Prof. Dr. Naci Görür: Kentlerimizi depreme dirençli yapmalıyız
Diyarbakır'da gerçekleşen "Depreme Dirençli Kentler Çalıştayı"nda Prof. Dr. Naci Görür, Türkiye'nin deprem gerçekliğini ve kentlerin direncini kazanmasının gerekliliğini vurguladı.
Diyarbakır'da düzenlenen "Depreme Dirençli Kentler Çalıştayı"nda, Türkiye'de depremlerle nasıl mücadele edilmesi gerektiği konuşuldu.

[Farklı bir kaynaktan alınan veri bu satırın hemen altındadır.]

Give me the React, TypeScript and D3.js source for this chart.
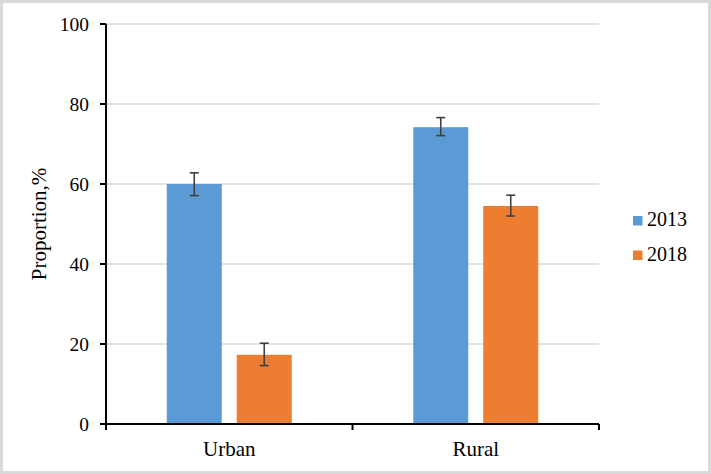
import * as d3 from 'd3'

const categories = ['Urban', 'Rural']
const seriesNames = ['2013', '2018']
const values2013 = [60, 74.2]
const values2018 = [17.3, 54.5]
const errLow2013 = [57.1, 72.1]
const errHigh2013 = [62.8, 76.6]
const errLow2018 = [14.6, 52]
const errHigh2018 = [20.2, 57.2]
const yTicks = [0, 20, 40, 60, 80, 100]

const colors = ['#5B9BD5', '#ED7D31']
const font = '"Liberation Serif", "Times New Roman", serif'

export default function App() {
  const width = 711
  const height = 474
  const margin = { top: 24, right: 112, bottom: 50, left: 106 }

  const x = d3.scaleBand()
    .domain(categories)
    .range([margin.left, width - margin.right])
    .padding(0)

  // two bars per category, 55px wide with a 15px gap
  const groupWidth = x.bandwidth() * 0.507
  const xs = d3.scaleBand()
    .domain(seriesNames)
    .range([-groupWidth / 2, groupWidth / 2])
    .paddingInner(0.214)
    .paddingOuter(0)

  const y = d3.scaleLinear()
    .domain([0, 100])
    .range([height - margin.bottom, margin.top])

  const series = [
    { name: '2013', values: values2013, lo: errLow2013, hi: errHigh2013 },
    { name: '2018', values: values2018, lo: errLow2018, hi: errHigh2018 },
  ]

  const x0 = margin.left
  const x1 = width - margin.right
  const y0 = y(0)
  const cap = 4.5

  return (
    <svg width={width} height={height} style={{ position: 'absolute', left: 0, top: 0 }}>
      <rect x={0} y={0} width={width} height={height} fill="#fff" />
      <rect x={1.5} y={1.5} width={width - 3} height={height - 3} fill="none" stroke="#d9d9d9" strokeWidth={3} />

      {/* gridlines */}
      {yTicks.filter(t => t > 0).map(t => (
        <line key={t} x1={x0} x2={x1} y1={y(t)} y2={y(t)} stroke="#d9d9d9" strokeWidth={1.5} />
      ))}

      {/* bars */}
      {series.map((s, si) => categories.map((c, ci) => {
        const cx = (x(c) as number) + x.bandwidth() / 2
        const bx = cx + (xs(s.name) as number)
        return (
          <rect key={s.name + c} x={bx} y={y(s.values[ci])} width={xs.bandwidth()}
            height={y0 - y(s.values[ci])} fill={colors[si]} />
        )
      }))}

      {/* error bars */}
      {series.map(s => categories.map((c, ci) => {
        const cx = (x(c) as number) + x.bandwidth() / 2 + (xs(s.name) as number) + xs.bandwidth() / 2
        return (
          <g key={'e' + s.name + c} stroke="#404040" strokeWidth={1.6}>
            <line x1={cx} x2={cx} y1={y(s.hi[ci])} y2={y(s.lo[ci])} />
            <line x1={cx - cap} x2={cx + cap} y1={y(s.hi[ci])} y2={y(s.hi[ci])} />
            <line x1={cx - cap} x2={cx + cap} y1={y(s.lo[ci])} y2={y(s.lo[ci])} />
          </g>
        )
      }))}

      {/* y axis */}
      <line x1={x0} x2={x0} y1={y(100)} y2={y0 + 6} stroke="#000" strokeWidth={2} />
      {yTicks.map(t => (
        <g key={'yt' + t}>
          <line x1={x0 - 6} x2={x0} y1={y(t)} y2={y(t)} stroke="#000" strokeWidth={2} />
          <text x={x0 - 17} y={y(t) + 7} textAnchor="end" fontFamily={font} fontSize={19.5} fill="#000">{t}</text>
        </g>
      ))}

      {/* x axis */}
      <line x1={x0 - 6} x2={x1} y1={y0} y2={y0} stroke="#000" strokeWidth={2} />
      {[...categories.map(c => x(c) as number), x1].map((v, i) => (
        <line key={'xt' + i} x1={v} x2={v} y1={y0} y2={y0 + 6} stroke="#000" strokeWidth={2} />
      ))}
      {categories.map(c => (
        <text key={'xl' + c} x={(x(c) as number) + x.bandwidth() / 2} y={456} textAnchor="middle"
          fontFamily={font} fontSize={21} fill="#000">{c}</text>
      ))}

      {/* y title */}
      <text transform={`translate(46,${(y(0) + y(100)) / 2}) rotate(-90)`} textAnchor="middle"
        fontFamily={font} fontSize={21} fill="#000">Proportion,%</text>

      {/* legend */}
      {seriesNames.map((n, i) => (
        <g key={'lg' + n} transform={`translate(633,${216 + i * 34.5})`}>
          <rect x={0} y={0} width={9.5} height={9.5} fill={colors[i]} />
          <text x={14} y={10} fontFamily={font} fontSize={20} fill="#000">{n}</text>
        </g>
      ))}
    </svg>
  )
}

Türkiye'nin deprem gerçeği
Alp-Himalaya dağ kuşağında yer aldığını belirten Prof. Dr. Naci Görür, Türkiye'nin depremlerle yaşayan bir ülke olduğunu vurguladı.

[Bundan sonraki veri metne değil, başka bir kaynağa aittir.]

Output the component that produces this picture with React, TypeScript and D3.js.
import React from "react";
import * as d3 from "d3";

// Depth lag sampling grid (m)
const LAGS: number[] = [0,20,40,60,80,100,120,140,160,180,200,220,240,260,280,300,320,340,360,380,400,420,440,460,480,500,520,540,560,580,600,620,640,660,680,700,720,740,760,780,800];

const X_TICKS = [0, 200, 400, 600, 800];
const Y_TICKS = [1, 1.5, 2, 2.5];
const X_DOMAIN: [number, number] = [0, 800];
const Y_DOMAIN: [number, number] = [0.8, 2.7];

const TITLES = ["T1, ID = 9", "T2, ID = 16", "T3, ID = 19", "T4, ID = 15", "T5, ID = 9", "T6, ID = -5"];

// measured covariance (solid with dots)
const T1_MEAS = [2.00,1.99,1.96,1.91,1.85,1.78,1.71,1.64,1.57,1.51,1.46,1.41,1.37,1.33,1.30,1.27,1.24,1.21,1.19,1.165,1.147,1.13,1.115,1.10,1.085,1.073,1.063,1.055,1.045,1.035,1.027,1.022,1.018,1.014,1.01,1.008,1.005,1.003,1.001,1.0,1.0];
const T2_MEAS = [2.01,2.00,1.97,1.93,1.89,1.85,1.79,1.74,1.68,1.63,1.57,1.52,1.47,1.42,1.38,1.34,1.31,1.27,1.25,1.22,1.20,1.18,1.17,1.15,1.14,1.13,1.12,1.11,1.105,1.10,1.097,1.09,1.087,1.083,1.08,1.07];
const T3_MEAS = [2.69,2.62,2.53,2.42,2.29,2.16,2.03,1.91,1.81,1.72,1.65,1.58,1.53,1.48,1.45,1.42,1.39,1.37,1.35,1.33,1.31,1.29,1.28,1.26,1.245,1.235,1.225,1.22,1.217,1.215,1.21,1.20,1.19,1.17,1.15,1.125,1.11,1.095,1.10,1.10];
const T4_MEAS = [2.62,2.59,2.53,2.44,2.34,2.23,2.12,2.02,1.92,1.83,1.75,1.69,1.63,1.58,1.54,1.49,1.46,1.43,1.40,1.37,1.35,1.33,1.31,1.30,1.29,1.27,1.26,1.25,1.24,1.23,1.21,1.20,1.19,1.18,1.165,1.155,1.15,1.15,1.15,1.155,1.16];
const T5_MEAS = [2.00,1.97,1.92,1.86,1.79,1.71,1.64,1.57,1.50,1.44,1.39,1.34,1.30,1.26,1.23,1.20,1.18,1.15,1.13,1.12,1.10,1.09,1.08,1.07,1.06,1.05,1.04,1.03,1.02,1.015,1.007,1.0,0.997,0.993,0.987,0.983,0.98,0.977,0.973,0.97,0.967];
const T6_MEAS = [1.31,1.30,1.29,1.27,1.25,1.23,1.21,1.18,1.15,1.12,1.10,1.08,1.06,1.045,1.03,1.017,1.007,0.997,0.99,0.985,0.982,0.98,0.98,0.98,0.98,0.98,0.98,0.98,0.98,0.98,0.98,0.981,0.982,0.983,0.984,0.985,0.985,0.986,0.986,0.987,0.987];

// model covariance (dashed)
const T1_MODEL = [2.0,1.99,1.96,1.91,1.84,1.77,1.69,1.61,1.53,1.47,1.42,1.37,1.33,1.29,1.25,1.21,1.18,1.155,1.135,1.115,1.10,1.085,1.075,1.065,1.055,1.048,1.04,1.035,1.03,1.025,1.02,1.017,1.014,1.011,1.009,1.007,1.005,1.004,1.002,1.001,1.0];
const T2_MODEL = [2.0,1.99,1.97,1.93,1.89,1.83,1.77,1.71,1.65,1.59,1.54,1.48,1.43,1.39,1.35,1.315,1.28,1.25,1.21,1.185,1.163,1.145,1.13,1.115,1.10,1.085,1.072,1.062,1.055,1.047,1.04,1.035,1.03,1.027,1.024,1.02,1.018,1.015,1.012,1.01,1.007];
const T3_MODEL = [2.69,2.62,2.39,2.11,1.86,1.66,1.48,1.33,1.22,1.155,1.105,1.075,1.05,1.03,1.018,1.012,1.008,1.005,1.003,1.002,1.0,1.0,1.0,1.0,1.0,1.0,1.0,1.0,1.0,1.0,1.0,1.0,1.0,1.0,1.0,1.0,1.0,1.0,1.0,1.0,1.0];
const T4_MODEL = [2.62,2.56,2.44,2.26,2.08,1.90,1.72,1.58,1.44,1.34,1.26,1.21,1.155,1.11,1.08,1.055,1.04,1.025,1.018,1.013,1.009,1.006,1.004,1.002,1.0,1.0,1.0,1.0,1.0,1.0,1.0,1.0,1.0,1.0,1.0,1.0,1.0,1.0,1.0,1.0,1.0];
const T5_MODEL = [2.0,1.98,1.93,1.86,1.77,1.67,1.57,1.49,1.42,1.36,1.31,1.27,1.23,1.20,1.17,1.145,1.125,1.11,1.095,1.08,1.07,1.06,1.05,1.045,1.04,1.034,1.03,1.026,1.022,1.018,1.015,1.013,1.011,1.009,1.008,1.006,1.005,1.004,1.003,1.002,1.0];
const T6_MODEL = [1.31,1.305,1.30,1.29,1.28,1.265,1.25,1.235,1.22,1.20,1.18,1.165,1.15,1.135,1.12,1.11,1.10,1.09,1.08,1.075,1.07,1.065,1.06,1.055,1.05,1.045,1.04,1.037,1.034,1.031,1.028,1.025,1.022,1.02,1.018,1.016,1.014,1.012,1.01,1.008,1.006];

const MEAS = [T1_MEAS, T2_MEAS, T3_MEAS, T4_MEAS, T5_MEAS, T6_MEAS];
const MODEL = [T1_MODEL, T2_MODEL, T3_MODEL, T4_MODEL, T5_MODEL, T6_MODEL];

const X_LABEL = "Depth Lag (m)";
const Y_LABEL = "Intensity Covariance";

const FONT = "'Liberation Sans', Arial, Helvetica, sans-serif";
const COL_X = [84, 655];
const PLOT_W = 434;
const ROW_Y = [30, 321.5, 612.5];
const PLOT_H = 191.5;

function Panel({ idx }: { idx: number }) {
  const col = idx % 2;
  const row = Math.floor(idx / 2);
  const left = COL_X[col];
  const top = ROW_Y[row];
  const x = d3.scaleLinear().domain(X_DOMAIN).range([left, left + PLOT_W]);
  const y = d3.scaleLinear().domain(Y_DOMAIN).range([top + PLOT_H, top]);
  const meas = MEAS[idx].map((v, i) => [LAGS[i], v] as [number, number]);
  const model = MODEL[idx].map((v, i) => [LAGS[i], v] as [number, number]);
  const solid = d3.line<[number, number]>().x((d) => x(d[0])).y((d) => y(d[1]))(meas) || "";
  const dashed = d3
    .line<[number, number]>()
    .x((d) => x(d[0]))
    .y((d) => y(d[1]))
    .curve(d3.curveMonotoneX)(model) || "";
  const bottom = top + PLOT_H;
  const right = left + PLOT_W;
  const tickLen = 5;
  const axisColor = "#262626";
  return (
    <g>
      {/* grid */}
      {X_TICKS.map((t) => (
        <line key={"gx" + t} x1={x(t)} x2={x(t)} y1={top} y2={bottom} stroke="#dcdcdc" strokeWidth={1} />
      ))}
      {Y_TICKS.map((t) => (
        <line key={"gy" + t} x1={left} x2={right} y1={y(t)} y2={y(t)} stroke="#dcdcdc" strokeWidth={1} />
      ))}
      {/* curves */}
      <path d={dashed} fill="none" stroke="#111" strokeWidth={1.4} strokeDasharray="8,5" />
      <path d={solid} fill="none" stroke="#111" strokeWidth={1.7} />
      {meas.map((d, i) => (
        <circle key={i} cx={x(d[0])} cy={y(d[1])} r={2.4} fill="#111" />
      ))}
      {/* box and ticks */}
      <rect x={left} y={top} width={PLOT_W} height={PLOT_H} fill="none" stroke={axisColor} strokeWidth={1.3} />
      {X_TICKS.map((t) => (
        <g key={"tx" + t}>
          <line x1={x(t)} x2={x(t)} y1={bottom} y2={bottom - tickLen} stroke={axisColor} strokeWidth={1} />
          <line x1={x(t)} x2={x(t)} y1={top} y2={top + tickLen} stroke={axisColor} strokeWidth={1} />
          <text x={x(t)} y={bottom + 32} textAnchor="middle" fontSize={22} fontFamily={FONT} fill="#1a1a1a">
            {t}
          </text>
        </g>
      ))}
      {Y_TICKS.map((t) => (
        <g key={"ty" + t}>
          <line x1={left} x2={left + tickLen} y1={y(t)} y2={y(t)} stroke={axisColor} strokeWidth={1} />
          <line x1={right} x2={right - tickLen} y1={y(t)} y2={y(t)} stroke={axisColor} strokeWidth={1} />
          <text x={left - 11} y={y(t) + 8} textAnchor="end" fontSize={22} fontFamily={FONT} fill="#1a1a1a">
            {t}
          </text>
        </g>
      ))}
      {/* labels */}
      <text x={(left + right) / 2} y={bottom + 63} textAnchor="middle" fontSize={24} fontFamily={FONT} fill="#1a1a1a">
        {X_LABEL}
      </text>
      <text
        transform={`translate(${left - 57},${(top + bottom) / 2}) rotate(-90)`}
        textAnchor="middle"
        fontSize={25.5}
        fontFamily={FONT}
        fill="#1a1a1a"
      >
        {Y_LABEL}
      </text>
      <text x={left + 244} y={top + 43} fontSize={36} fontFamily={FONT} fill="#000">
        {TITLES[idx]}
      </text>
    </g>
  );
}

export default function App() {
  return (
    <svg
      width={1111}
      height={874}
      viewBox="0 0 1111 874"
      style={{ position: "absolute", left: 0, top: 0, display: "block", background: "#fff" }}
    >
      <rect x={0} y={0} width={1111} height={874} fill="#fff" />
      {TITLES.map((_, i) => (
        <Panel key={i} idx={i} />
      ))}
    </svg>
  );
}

Kahramanmaraş depremi hatırlatması
Prof. Dr. Görür, 50 bin kişinin yaşamını yitirdiği Kahramanmaraş depremine atıfta bulunarak, benzer trajedilerin her an tekrar yaşanabileceği uyarısında bulundu.
Deprem aktivitelerinin sürekliliği
Deprem hareketlerinin 13 milyon yıldır devam ettiğini ve gelecekte de süreceğini belirten Görür, bu nedenle depreme dayanıklı kentlerin şart olduğunu ifade etti.
Kentleri depreme karşı nasıl hazırlamalıyız?
Görür, "Kentlerimizi depreme dayanıklı yapmalıyız, çünkü depremi durduramayız" mesajını vererek, doğru önlemlerle can kayıplarının en aza indirilebileceğini belirtti.
Diyarbakır'ın zemininin genel olarak sağlam olduğunu dile getiren Görür, şu ifadeleri kullandı:
"Bazaltlar var, bunların çeşitleri olabilir ama bir kısmı gözenekli, kimi yerlerde çatlaklı da olabilir. En genç olanlarını söylüyorum, yüzeyde akıntı şeklinde gelişmişlerdir. Altlarında da kırmızı renkli, kırıntılı kumlu zemin bulunur. Dolayısıyla yapacağınız temeller 5-10 metreyi geçmemeli. Büyük çoğunlukla evleriniz bazalt üzerinde olur. Siz bazaltların üzerinde evinizi yaparsanız, evinizi de sağlam yaparsanız o evler şununla tek karşılaşabilir, bazaltlarda göreceli olarak su bulunabilir. Deprem sırasında bu su basıncı yediği zaman dolayısıyla aynı o basıncı iletir, dolayısıyla temellere zarar verebilir binayı sendeletebilir ama yıkmaz. Diyarbakır'ın özellikle ova tarafından bahsediyorum, genellikle deprem dalgalarını sülümlendirir. Yani bazalt kütlesi o tür bir rol de oynar."